No matter where Oldways Culinarias take us, my travel colleague Abby Sloane, Oldways Finance and Program Manager, always declares after each meal, My life is changed! Although Abbys unbridled enthusiasm for each new eating experience always makes us laugh, her instinct is instructive. An interest and commitment to health, good food and cooking is the first step to making a real change in your overall well-being (and weight and fitness or whatever you aspire to improve).
However, the practice of New Year’s Resolutions seems to doom us. In this first week of the new calendar year, perhaps you’ve resolved to make a home-cooked meal three times a week, or eat only vegetables and fruits, or run 5 miles every day. You aren’t alone.
According to Statistic Brain, a group of self-described passionate number people dedicated to bringing accurate and timely statistics to us all, losing weight/getting healthy is the number 1 New Year’s resolution, held by 21.4% of the population. The next closest resolution is life/self improvements at 12.3%. Weight and health even trump love. Finding love is down at number 10, with only 4.3% looking to and the love of their life in this new year.
In this research completed on January 1, 2017, Statistic Brain also reports that only 9.2% of people who make resolutions believe they are successful in achieving their resolution. Similarly, in 2013, Forbes magazine reported that only 8% of people achieve their resolutions. According to Psychology Today, 90% of attempts to stop a bad habit or even follow through on a New Year’s resolution will fail.
So, if resolutions are failures, what brings success Ask Abby. It’s changing your life, changing the patterns that lead to the behavior you want to change. Resolutions often consist of broad sweeping statements, while real change comes about in small, structured steps.
If your number one goal is to lose weight and get healthy, Oldways has a suggested structure.
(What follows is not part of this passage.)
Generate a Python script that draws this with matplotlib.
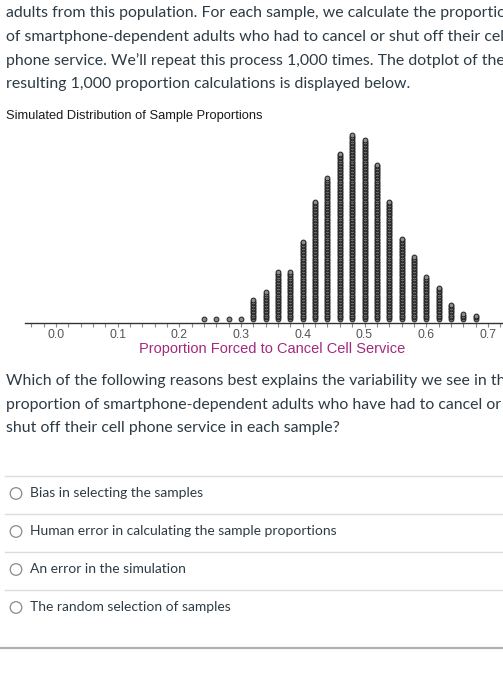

It’s small steps that start with a commitment to cooking, whole foods, and traditional plant-based diets like the Mediterranean Diet. The Oldways Cart, which we created last year as a practical tool to put the Common Ground Consensus Statement into practice, is a great step-by-step blueprint for changing your life.
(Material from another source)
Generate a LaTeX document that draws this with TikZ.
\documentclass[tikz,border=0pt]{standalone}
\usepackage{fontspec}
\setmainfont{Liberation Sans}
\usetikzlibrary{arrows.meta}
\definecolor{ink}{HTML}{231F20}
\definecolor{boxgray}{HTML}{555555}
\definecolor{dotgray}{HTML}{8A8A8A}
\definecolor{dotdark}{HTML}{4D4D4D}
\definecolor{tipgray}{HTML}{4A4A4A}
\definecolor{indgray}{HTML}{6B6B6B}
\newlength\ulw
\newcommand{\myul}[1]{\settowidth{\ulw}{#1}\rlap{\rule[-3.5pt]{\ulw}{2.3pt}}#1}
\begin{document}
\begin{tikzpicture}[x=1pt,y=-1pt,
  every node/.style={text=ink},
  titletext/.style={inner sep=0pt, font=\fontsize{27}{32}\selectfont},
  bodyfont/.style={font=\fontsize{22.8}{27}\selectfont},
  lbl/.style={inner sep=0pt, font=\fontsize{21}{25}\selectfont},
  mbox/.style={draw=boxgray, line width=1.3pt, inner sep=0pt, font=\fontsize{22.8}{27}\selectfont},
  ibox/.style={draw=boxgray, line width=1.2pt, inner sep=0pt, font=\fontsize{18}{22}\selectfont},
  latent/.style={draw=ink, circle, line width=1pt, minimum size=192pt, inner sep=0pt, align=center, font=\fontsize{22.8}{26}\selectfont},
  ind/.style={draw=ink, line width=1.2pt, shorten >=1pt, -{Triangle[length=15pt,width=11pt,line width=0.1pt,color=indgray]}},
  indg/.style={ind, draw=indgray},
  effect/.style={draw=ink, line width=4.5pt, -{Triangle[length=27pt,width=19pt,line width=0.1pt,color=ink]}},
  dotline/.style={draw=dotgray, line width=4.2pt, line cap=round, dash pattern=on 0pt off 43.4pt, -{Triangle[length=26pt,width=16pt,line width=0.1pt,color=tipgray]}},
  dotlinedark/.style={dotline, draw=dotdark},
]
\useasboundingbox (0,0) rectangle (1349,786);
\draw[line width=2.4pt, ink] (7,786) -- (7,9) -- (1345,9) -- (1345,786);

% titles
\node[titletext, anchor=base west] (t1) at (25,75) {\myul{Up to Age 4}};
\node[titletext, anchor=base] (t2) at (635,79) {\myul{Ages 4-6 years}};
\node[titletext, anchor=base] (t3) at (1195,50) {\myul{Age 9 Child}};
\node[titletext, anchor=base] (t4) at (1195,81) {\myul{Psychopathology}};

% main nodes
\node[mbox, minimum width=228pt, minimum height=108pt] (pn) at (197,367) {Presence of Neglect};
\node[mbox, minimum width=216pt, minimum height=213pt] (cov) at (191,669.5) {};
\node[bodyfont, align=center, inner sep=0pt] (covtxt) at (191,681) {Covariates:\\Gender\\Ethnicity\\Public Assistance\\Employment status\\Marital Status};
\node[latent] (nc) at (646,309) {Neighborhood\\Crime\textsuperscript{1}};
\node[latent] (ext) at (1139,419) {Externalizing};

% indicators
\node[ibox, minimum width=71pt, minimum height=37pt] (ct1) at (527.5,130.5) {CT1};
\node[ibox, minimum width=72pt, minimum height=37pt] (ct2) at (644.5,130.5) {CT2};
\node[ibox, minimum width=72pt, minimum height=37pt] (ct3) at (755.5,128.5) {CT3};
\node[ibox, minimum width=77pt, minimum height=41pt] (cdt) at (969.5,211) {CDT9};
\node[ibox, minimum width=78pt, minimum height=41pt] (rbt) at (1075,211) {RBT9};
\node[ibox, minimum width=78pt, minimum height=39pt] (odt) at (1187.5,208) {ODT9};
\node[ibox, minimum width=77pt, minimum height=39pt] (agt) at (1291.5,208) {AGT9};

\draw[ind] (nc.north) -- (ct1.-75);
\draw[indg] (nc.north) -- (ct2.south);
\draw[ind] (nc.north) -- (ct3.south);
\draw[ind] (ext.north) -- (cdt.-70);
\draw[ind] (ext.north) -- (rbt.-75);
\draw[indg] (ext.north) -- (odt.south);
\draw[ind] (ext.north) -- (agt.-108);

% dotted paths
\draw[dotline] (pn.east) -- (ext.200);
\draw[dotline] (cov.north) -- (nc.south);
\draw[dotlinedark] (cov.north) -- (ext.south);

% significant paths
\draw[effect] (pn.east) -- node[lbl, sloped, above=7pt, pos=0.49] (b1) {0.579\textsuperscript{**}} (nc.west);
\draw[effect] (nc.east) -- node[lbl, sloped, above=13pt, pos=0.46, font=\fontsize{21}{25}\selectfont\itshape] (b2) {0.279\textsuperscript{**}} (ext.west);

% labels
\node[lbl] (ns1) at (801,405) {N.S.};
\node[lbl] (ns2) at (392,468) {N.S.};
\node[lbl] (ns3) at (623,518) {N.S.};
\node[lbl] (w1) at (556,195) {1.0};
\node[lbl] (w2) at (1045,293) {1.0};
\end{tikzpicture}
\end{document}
We won’t all succeed at first. In fact, it’s important to be ready for setbacks. Recognizing that these setbacks are a part of change is essential. As Jeffrey Kottler, PhD, writes in Psychology Today, Most people SAY they want to change, and they do mean it, but they want it to be easy. And it almost never is.
While we don’t promise changing your life will be easy, the great thing about Oldways approach to changing the way you eat is that it doesn’t mean deprivation. Rather, what we can promise is that this change in your life will be quite a delicious and pleasurable one!